Fortunately, the rank-and-file religious left seems to be moving away from mushy transpartisan centrism toward a more populist stance. That coincides with the rise of Bernie Sanders and the left wing of the Democratic party, but whether there’s cause to go along with that correlation is harder to say. What seems more likely is that the religious left, writ large, is simply one part of Bitecofer’s competing bases, less shaping the political conversation than being shaped by it.

These changes notwithstanding, Bitecofer’s theory helps explain why the religious left has been less effective politically than its counterpart on the right. To date, the movement’s leadership has been premised on the idea that sentiments like “come, let us reason together” will draw together well-meaning people on both sides of the aisle for fruitful conversation. This sometimes works in congregations, but not in the political realm. Because the religious left has been historically more interested in compromise than in turning out footsoldiers, as the Religious Right does, it just hasn’t had the same kind of heft.

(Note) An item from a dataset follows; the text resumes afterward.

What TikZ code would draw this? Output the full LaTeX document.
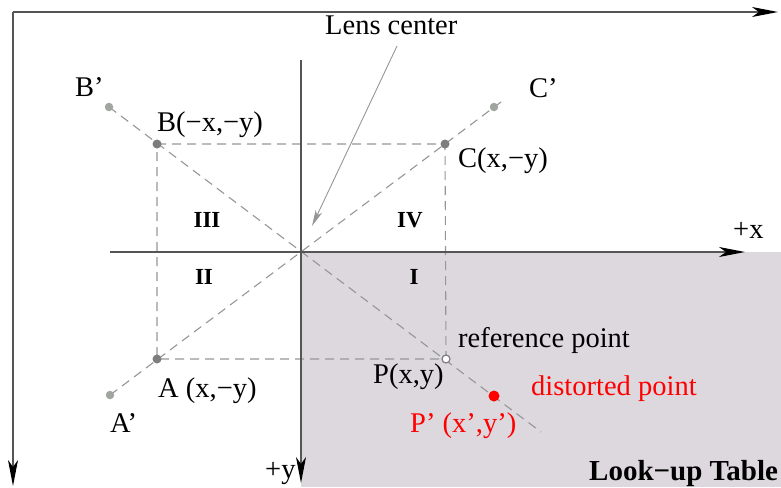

That’s largely by preference: seemingly every conversation with or about the religious left has to begin with a ritual disavowal of any similarity with the Religious Right. That’s their decision to make. I simply bring it up because it seems like where we’re at these days is having to make a lot of decisions about what we as a nation want to do, and who we want to be: an educated urban nation driven by technological innovation and fed by diversity, or a monocultural, inward-looking exurban and rural nation based on farming, manufacturing and traditional social norms?

Bitecofer’s model suggests that these questions about identity are what fuel our national politics, and until they’re settled, there will be precious little room for compromise, or even persuasion. Sometimes you just have to make up your damn mind, one way or another. Whatever form the religious left takes in 2020 or beyond, I hope it will help voters do just that.